Lieutenant Oliver Kirby JOHNSON (251050)
245th Field Company Royal Engineers

Date of birth: 25th February 1923
Date of death: 20th May 1944

Killed in action aged 21
Buried at Beach Head War Cemetery Anzio Plot XV Row A Grave 10
He was born on the 25th of February 1923, the elder son of Harry Linscott Kirby Johnson, electrical engineer and company director, and Rita (nee Jewell) of 23 Hillside Drive, Edgware, Middlesex, and later of Ifield in Sussex.

He was educated at the King’s School Canterbury from September 1936 to July 1941 where he came to the school with an Exhibition in Mathematics. He was elected as a Scholar and as a Senior King’s Scholar in 1938, achieving his Higher Certificate in 1940. He was appointed as a house monitor in School House in September 1940, editor of the Canturian and held the rank of Sergeant in the Officer Training Corps in 1940 as well as winning his 2nd XV colours in the same year. He was appointed as a School Monitor in September 1940 and as Head of House in January 1941.

Although he was destined to join his father's engineering works he was keen on joining the army and joined the Home Guard on its inception while still at school. He was an excellent shot and was accepted under the university training scheme for the Royal Engineers and went to Corpus Christi College, Cambridge, where he continued to play rugby, until he broke his leg during a match, and was awarded his colours for rowing. He completed the sixteen week training course in six weeks.

He was commissioned as a 2nd Lieutenant in the Royal Engineers on the 1st of November 1942 and was posted to the Middle East where he joined the 245th Field Company. He was sports officer for his unit and formed a Rugby XV and Football XI for his men while in the Middle East.

He took part in the assault on Sicily with the 8th Army and was in the first landing at Anzio, taking part in the battle for the beachhead.

On the 17th of July 1943 he wrote to the school to say that he and his men were fit and on top of the world and that "Nothing can stop us!"

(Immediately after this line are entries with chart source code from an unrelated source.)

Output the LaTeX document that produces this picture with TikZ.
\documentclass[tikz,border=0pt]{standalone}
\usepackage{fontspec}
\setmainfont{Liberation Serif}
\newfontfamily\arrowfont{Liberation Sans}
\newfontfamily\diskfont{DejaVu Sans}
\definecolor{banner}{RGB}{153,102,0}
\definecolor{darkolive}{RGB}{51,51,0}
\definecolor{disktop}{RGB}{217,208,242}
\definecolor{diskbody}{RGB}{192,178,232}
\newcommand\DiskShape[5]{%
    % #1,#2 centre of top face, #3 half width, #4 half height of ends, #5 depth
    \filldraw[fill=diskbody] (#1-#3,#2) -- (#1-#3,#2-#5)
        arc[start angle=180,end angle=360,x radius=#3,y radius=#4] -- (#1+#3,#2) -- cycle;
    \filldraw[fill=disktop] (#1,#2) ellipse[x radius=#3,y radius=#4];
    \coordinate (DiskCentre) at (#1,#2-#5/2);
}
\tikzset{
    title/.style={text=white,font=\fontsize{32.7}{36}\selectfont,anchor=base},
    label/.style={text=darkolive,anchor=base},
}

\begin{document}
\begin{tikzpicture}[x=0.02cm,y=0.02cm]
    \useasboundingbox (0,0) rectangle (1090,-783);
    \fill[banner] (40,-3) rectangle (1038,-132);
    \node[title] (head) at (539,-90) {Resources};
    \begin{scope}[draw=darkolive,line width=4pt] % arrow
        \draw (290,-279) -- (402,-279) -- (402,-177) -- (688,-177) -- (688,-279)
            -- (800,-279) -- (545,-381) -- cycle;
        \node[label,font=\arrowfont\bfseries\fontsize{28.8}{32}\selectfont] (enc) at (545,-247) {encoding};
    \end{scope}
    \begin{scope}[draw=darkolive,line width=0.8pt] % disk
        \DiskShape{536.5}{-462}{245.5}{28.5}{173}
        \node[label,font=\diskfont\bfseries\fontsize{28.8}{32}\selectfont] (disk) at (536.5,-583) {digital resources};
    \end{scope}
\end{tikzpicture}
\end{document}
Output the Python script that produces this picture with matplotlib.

On the 20th of May 1944 Oliver Johnson and three officers of the 1st Battalion Yorkshire Regiment (Green Howards) and two men set out on a night time reconnaissance to see where a bridge could be built for the infantry to cross. The mission passed successfully with a suitable site having been found. When returning through the minefield and within sixty feet of their own front line a Corporal of the Green Howards, who was accompanying him, trod on a mine. Oliver Johnson, who was crawling a few feet behind him, was killed instantly by the blast.

His Housemaster wrote:-

"I always feared that "O.K" would be one of those who never came back for his whole life was modelled on service to others. His affectionate unselfish character found full scope in the Army, where he undertook many activities for his men, which he liked so much. At first sight one might think him too quiet and unassuming but when one got to know him one realised that these qualities were but the outward expression of the deeper sentiments of loyalty and modesty which became him so well. He was in fact a perfect gentleman, brave and courteous to the last and his loss will be felt by all those who came into contact with him."

His father donated a portrait of General Bernard Law Montgomery (OKS) to the school and wrote the following about his son:-

"He almost worshipped Monty and was very proud of the fact that he carried out the first big job for Monty in Italy, on the day after the British landing after Sicily. I learnt after Oliver's death from his Sergeant that Monty was pulled up by an enemy road demolition and Oliver bypassed him and his staff through a railway tunnel by making a temporary road to link up, on his own initiative. I also learnt that Oliver landed as Sapper officer with the first company of infantry to set foot in Sicily--so that, apart from airborne troops, he was one of the first fifty to land in the invasion of Europe."

The Oliver Johnson Gift at the King's School was created in his memory.

He is commemorated on the war memorial at Corpus Christi College Cambridge.